__OBJECTIVE__. Without the pictures, output the lines of the material from the very first through the one that holds "(0,0) rectangle (1403,663);".

__MATERIAL PROVIDED__.
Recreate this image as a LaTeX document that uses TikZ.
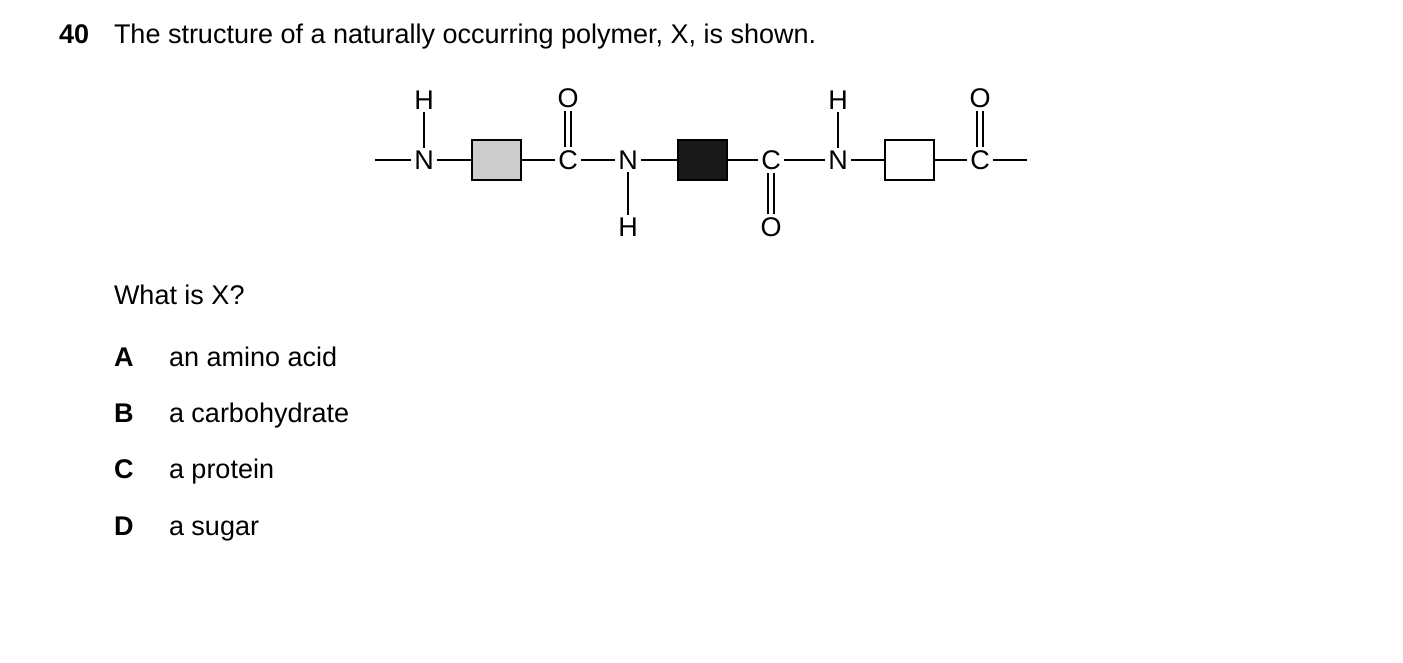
\documentclass[tikz,border=0pt]{standalone}
\usepackage{fontspec}
\setmainfont{Liberation Sans}
\usetikzlibrary{positioning}

\begin{document}
\begin{tikzpicture}[
	x = 1pt, y = -1pt,
	line width = 2pt, % bond style
	txt/.style={anchor=base west, inner sep=0pt, font=\fontsize{27}{30}\selectfont},
	atom/.style={inner sep=2pt, font=\fontsize{27}{30}\selectfont},
	box/.style={draw=black, minimum width=49pt, minimum height=40pt, inner sep=0pt},
	dbl/.style={double, double distance=4pt, line width=1.6pt},
	]
	\useasboundingbox (0,0) rectangle (1403,663);

	% Question text
	\node[txt, font=\bfseries\fontsize{27}{30}\selectfont] (num) at (58,44) {40};
	\node[txt] (q) at (113,44) {The structure of a naturally occurring polymer, X, is shown.};
	\node[txt] (what) at (113,304) {What is X?};
	\node[txt, font=\bfseries\fontsize{27}{30}\selectfont] (la) at (113,366) {A};
	\node[txt] (ta) at (168,366) {an amino acid};
	\node[txt, font=\bfseries\fontsize{27}{30}\selectfont] (lb) at (113,422) {B};
	\node[txt] (tb) at (168,422) {a carbohydrate};
	\node[txt, font=\bfseries\fontsize{27}{30}\selectfont] (lc) at (113,478) {C};
	\node[txt] (tc) at (168,478) {a protein};
	\node[txt, font=\bfseries\fontsize{27}{30}\selectfont] (ld) at (113,535) {D};
	\node[txt] (td) at (168,535) {a sugar};

	% Chain atoms and residues
	\coordinate (L) at (375,160);
	\node[atom] (N1) at (424,160) {N};
	\node[box, fill=black!20] (R1) at (496,160) {};
	\node[atom] (C1) at (568,160) {C};
	\node[atom] (N2) at (628,160) {N};
	\node[box, fill=black!90] (R2) at (702,160) {};
	\node[atom] (C2) at (771,160) {C};
	\node[atom] (N3) at (838,160) {N};
	\node[box, fill=white] (R3) at (909,160) {};
	\node[atom] (C3) at (980,160) {C};
	\coordinate (R) at (1027,160);
	% side groups
	\node[atom] (H1) at (424,100) {H};
	\node[atom] (O1) at (568,98) {O};
	\node[atom] (H2) at (628,227) {H};
	\node[atom] (O2) at (771,227) {O};
	\node[atom] (H3) at (838,100) {H};
	\node[atom] (O3) at (980,98) {O};

	% Bonds
	\draw (L) -- (N1) -- (R1) -- (C1) -- (N2) -- (R2) -- (C2) -- (N3) -- (R3) -- (C3) -- (R);
	\draw (N1) -- (H1);
	\draw (N2) -- (H2);
	\draw (N3) -- (H3);
	\draw[dbl] (C1) -- (O1);
	\draw[dbl] (C2) -- (O2);
	\draw[dbl] (C3) -- (O3);
\end{tikzpicture}
\end{document}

__FINISHED ANSWER__.
Recreate this image as a LaTeX document that uses TikZ.
\documentclass[tikz,border=0pt]{standalone}
\usepackage{fontspec}
\setmainfont{Liberation Sans}
\usetikzlibrary{positioning}

\begin{document}
\begin{tikzpicture}[
	x = 1pt, y = -1pt,
	line width = 2pt, % bond style
	txt/.style={anchor=base west, inner sep=0pt, font=\fontsize{27}{30}\selectfont},
	atom/.style={inner sep=2pt, font=\fontsize{27}{30}\selectfont},
	box/.style={draw=black, minimum width=49pt, minimum height=40pt, inner sep=0pt},
	dbl/.style={double, double distance=4pt, line width=1.6pt},
	]
	\useasboundingbox (0,0) rectangle (1403,663);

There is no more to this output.